» **Challenge**
Gather up all lines that carry the word "this".

» **Raw records**
----

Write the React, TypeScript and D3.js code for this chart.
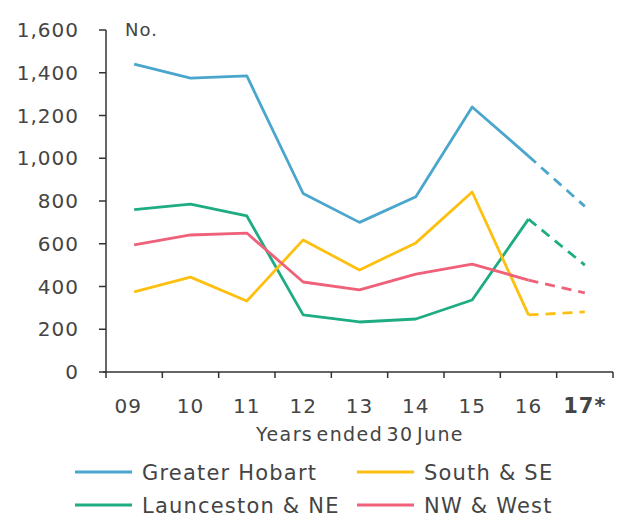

----

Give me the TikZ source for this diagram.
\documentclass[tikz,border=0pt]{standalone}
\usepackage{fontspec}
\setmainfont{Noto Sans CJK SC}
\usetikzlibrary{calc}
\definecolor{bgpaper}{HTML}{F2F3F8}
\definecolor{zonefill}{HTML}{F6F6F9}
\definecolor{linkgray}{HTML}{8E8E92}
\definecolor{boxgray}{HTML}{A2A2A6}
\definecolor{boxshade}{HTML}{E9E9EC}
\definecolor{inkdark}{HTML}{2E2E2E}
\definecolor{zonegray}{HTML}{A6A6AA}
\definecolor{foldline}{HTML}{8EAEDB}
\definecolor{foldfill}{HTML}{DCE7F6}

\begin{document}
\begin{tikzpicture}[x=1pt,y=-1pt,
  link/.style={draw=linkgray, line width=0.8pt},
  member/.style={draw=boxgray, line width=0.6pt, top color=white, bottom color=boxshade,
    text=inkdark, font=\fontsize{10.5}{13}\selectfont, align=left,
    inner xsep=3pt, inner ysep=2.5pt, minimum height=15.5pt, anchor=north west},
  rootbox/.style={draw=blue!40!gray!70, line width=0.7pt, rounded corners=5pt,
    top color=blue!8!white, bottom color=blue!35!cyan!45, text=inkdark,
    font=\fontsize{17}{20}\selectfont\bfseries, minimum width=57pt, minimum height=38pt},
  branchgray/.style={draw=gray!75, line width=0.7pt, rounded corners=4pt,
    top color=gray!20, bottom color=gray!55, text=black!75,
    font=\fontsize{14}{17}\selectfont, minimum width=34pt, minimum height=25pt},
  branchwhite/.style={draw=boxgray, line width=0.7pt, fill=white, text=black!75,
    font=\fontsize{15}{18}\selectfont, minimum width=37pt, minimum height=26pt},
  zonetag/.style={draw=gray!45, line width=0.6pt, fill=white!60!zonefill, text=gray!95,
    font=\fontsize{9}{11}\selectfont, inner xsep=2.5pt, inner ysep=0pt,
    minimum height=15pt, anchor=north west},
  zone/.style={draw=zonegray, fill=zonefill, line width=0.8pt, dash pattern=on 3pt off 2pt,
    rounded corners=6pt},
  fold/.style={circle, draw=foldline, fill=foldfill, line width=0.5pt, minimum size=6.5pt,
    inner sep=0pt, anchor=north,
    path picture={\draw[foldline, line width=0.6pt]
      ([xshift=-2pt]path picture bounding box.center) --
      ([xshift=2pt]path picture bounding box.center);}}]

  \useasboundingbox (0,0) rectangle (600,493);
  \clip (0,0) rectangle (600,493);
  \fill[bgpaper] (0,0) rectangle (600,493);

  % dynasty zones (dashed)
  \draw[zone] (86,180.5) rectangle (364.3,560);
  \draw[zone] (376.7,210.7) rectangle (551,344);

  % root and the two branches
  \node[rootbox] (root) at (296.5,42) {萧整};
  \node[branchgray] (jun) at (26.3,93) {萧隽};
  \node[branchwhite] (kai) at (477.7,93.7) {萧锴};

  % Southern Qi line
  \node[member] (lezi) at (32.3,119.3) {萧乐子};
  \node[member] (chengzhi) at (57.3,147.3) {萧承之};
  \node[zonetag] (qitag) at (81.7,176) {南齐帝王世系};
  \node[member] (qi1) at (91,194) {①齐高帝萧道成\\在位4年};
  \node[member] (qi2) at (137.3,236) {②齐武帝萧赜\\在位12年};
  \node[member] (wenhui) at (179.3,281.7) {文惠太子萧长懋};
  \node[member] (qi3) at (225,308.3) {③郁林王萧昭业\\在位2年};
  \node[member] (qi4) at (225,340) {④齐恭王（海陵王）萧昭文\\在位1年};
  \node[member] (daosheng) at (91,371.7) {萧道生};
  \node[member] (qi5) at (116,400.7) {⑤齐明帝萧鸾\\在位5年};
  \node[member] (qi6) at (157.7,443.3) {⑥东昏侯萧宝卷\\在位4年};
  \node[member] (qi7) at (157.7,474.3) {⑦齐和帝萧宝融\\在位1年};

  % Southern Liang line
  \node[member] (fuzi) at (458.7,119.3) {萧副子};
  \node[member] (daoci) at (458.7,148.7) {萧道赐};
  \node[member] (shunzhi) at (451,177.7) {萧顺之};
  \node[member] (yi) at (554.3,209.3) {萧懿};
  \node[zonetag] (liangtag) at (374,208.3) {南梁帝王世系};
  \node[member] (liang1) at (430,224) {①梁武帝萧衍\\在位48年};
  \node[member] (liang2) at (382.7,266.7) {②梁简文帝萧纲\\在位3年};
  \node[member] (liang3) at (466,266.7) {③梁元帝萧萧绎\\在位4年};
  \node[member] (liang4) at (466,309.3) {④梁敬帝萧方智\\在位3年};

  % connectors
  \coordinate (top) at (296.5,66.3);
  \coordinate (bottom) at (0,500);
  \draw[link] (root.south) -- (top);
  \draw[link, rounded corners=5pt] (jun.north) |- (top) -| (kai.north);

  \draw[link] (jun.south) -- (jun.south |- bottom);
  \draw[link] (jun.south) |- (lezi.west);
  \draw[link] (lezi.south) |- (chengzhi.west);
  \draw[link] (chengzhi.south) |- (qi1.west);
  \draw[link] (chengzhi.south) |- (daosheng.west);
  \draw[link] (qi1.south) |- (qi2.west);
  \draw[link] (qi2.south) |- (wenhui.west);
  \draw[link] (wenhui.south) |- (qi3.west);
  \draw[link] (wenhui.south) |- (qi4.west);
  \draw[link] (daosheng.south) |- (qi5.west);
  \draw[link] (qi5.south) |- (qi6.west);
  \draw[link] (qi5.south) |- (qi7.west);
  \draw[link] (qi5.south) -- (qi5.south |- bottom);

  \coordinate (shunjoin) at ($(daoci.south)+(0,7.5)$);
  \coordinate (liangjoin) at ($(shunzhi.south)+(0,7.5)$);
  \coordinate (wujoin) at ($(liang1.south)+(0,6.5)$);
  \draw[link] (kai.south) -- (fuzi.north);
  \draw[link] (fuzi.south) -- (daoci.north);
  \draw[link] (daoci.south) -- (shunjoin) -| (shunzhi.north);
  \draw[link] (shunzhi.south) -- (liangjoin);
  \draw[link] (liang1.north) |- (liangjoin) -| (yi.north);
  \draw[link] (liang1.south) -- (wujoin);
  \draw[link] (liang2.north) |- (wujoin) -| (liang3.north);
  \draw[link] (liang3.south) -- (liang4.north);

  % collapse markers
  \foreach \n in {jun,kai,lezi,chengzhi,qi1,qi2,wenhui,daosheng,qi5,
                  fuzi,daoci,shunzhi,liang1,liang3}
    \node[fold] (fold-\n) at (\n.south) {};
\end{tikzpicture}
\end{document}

----

» **Exercise response**
Write the React, TypeScript and D3.js code for this chart.
Give me the TikZ source for this diagram.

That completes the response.